**** Entries provided ****

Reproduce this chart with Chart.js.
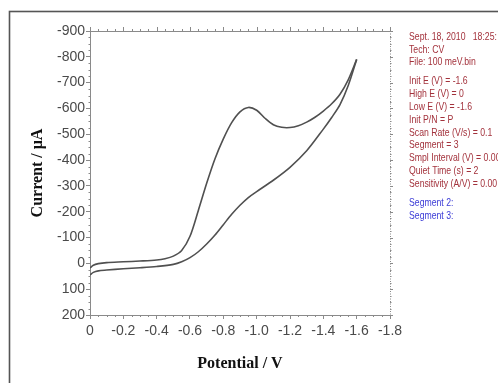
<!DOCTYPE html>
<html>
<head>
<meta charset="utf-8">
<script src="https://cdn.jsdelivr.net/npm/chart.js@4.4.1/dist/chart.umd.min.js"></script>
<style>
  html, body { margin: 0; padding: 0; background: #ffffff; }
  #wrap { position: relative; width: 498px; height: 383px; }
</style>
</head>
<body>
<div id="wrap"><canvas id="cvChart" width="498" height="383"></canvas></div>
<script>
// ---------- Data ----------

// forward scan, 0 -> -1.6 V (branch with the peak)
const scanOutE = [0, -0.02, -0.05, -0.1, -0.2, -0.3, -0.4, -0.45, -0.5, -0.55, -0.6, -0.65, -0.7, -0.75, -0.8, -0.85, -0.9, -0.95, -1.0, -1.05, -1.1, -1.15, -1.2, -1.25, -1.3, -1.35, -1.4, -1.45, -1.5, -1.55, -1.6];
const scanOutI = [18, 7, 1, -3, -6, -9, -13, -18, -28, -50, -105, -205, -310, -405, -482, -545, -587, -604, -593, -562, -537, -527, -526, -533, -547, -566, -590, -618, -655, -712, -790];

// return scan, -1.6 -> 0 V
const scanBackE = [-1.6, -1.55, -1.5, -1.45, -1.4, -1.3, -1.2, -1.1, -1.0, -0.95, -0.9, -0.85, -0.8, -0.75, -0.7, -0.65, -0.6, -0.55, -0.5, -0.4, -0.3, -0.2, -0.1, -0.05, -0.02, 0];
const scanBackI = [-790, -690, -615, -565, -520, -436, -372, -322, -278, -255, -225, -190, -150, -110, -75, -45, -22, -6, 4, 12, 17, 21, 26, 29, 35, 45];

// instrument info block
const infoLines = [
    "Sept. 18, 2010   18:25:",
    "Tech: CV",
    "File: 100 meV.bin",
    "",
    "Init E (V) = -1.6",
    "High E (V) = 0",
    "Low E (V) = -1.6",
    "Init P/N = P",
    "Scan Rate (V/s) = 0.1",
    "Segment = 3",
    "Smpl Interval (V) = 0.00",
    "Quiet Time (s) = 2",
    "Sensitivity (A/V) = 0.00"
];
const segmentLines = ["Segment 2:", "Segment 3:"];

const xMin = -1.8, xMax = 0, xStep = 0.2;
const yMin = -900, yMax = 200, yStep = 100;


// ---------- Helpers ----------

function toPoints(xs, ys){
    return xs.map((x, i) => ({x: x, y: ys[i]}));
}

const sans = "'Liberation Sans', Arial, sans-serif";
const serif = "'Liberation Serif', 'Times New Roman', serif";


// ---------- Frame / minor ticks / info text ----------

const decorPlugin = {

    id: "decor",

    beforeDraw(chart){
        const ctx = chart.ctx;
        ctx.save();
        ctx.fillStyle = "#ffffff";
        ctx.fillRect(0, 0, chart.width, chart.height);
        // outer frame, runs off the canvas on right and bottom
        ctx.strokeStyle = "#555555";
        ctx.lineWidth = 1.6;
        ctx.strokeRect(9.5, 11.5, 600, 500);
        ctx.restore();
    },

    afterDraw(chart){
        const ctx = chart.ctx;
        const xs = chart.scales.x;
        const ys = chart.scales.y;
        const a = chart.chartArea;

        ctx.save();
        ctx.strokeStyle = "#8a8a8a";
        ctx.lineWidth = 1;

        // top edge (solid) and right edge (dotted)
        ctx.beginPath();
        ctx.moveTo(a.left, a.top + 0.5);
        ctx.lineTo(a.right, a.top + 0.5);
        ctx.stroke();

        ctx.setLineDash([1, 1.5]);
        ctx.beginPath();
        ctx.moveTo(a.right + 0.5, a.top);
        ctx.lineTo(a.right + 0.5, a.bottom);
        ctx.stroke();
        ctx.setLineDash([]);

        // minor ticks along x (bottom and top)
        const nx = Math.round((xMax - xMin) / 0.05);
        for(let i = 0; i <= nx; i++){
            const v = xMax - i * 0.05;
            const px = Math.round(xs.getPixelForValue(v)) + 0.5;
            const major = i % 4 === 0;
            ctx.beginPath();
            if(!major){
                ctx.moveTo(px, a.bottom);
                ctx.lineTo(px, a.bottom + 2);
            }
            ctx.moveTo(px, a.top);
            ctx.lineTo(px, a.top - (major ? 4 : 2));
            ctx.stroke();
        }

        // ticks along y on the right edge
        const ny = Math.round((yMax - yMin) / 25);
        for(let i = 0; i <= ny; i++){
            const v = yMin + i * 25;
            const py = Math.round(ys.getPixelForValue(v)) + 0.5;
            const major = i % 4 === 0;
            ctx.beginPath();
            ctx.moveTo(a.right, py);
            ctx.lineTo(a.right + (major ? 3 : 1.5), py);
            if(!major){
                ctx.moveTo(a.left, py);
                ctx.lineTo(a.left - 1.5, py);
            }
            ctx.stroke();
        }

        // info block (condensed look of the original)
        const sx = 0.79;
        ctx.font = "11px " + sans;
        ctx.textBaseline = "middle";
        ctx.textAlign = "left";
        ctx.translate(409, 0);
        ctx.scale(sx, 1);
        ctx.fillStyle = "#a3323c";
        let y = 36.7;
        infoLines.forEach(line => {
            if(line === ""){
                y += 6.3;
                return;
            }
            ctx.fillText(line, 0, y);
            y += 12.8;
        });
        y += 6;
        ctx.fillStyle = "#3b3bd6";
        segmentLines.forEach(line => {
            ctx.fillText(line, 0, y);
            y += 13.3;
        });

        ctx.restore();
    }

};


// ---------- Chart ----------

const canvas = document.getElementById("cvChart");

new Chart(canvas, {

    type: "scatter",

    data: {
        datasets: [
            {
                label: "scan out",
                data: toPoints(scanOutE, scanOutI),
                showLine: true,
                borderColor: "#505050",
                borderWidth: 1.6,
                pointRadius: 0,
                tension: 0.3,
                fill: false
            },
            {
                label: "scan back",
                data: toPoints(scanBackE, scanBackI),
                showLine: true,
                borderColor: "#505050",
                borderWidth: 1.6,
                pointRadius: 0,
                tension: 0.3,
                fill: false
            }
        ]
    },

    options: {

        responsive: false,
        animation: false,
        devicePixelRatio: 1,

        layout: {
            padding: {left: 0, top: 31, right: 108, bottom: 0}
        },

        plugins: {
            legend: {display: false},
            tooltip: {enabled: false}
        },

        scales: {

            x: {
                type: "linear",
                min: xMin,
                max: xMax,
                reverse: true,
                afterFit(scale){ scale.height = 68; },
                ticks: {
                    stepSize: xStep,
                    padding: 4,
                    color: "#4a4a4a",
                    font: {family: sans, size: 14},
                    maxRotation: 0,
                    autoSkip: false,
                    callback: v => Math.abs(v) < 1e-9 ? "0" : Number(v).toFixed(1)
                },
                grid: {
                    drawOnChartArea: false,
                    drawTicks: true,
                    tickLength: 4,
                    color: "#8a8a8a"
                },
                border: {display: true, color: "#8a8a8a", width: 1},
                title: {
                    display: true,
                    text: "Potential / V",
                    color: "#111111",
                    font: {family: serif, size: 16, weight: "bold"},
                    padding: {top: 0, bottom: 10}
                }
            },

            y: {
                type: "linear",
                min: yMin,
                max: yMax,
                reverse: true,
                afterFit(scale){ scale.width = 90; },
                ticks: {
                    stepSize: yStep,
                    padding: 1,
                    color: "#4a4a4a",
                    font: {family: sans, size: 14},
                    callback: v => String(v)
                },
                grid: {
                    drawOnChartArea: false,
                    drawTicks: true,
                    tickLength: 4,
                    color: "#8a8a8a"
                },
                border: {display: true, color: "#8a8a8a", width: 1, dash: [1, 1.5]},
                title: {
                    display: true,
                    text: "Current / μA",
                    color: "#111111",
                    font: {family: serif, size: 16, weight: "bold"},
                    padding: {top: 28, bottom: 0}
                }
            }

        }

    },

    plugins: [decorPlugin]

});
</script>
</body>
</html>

****
**** Entries provided ****

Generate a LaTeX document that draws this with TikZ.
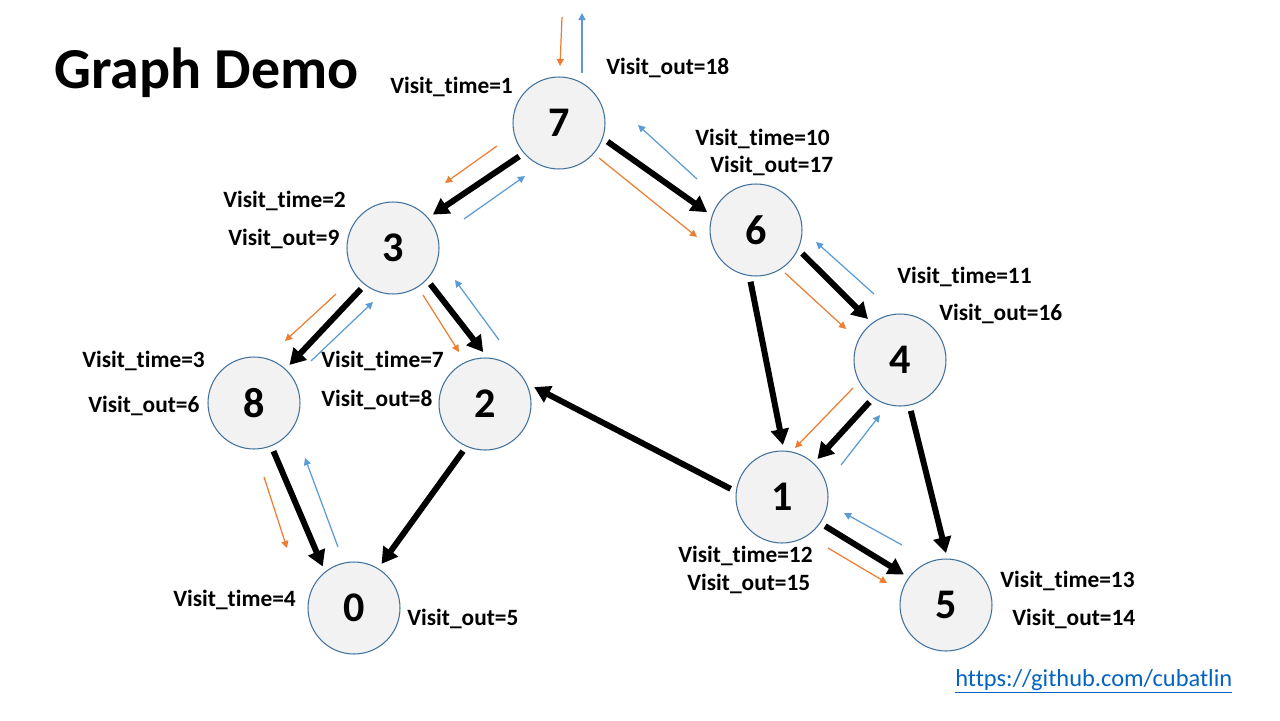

****

Aim => Your task is to quote, unchanged, only the lines from the line bearing "Reproduce this chart with Chart.js." through the line bearing "// ---------- Data ----------"; the pictures are not part of the copy.

Exercise solution =>
Reproduce this chart with Chart.js.
<!DOCTYPE html>
<html>
<head>
<meta charset="utf-8">
<script src="https://cdn.jsdelivr.net/npm/chart.js@4.4.1/dist/chart.umd.min.js"></script>
<style>
  html, body { margin: 0; padding: 0; background: #ffffff; }
  #wrap { position: relative; width: 498px; height: 383px; }
</style>
</head>
<body>
<div id="wrap"><canvas id="cvChart" width="498" height="383"></canvas></div>
<script>
// ---------- Data ----------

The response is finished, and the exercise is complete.